= Stated goal =
The line holding "from bokeh.resources import INLINE" is the last one to output; start at the first line of the data, keep every line in between exactly, and leave out pictures.

>> begin Dataset extract

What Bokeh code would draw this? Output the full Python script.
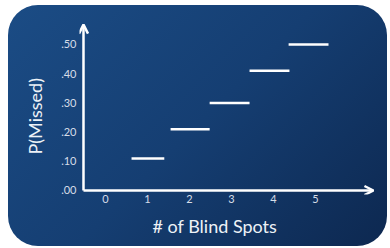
from bokeh.plotting import figure
from bokeh.models import Range1d, FixedTicker, Arrow, OpenHead, Title
from bokeh.embed import file_html
from bokeh.resources import INLINE

# data
blind_spots_start = [0.62, 1.55, 2.48, 3.43, 4.36]
blind_spots_end = [1.40, 2.48, 3.43, 4.38, 5.31]
p_missed = [0.11, 0.21, 0.30, 0.41, 0.50]
x_ticks = [0, 1, 2, 3, 4, 5]
y_ticks = [0.0, 0.1, 0.2, 0.3, 0.4, 0.5]
y_tick_labels = [".00", ".10", ".20", ".30", ".40", ".50"]

FONT = "Lato"
TICK_COLOR = "#d6dde8"
LABEL_COLOR = "#eef2f7"
X_AXIS_POS = -0.524   # where the vertical axis crosses
X_END, Y_END = 6.38, 0.568

p = figure(width=379, height=241, output_backend="svg", toolbar_location=None,
           x_range=Range1d(-0.619, 6.548), y_range=Range1d(-0.0137, 0.589),
           min_border_left=71, min_border_right=7, min_border_top=13, min_border_bottom=52)
p.border_fill_color = None
p.background_fill_color = None
p.outline_line_color = None
p.grid.visible = False
p.styles = {"background": "linear-gradient(135deg, #1b4c85 0%, #153e72 50%, #0d2850 100%)",
            "border-radius": "30px", "margin-left": "8px", "margin-top": "5px"}

for ax in (p.xaxis, p.yaxis):
    ax.axis_line_color = None
    ax.major_tick_line_color = None
    ax.minor_tick_line_color = None
    ax.major_tick_out = 0
    ax.major_tick_in = 0
    ax.minor_tick_out = 0
    ax.major_label_text_color = TICK_COLOR
    ax.major_label_text_font = FONT
    ax.major_label_text_font_size = "11px"

p.xaxis.ticker = FixedTicker(ticks=x_ticks)
p.xaxis.major_label_standoff = 0
p.yaxis.ticker = FixedTicker(ticks=y_ticks)
p.yaxis.major_label_overrides = {t: l for t, l in zip(y_ticks, y_tick_labels)}
p.yaxis.major_label_standoff = 3

# axis arrows
p.add_layout(Arrow(x_start=X_AXIS_POS, y_start=0, x_end=X_END, y_end=0,
                   line_color="white", line_width=2.5,
                   end=OpenHead(size=9, line_color="white", line_width=2.5)))
p.add_layout(Arrow(x_start=X_AXIS_POS, y_start=0, x_end=X_AXIS_POS, y_end=Y_END,
                   line_color="white", line_width=2.5,
                   end=OpenHead(size=9, line_color="white", line_width=2.5)))

p.segment(x0=blind_spots_start, y0=p_missed, x1=blind_spots_end, y1=p_missed,
          line_color="white", line_width=2.5)

p.add_layout(Title(text="# of Blind Spots", align="left", offset=73, standoff=15,
                   text_color=LABEL_COLOR, text_font=FONT, text_font_size="18px",
                   text_font_style="normal"), "below")
p.add_layout(Title(text="P(Missed)", align="left", offset=40, standoff=26,
                   text_color=LABEL_COLOR, text_font=FONT, text_font_size="18px",
                   text_font_style="normal"), "left")

open("out.html", "w").write(file_html(p, INLINE))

>> end Dataset extract

= Finished answer =
What Bokeh code would draw this? Output the full Python script.
from bokeh.plotting import figure
from bokeh.models import Range1d, FixedTicker, Arrow, OpenHead, Title
from bokeh.embed import file_html
from bokeh.resources import INLINE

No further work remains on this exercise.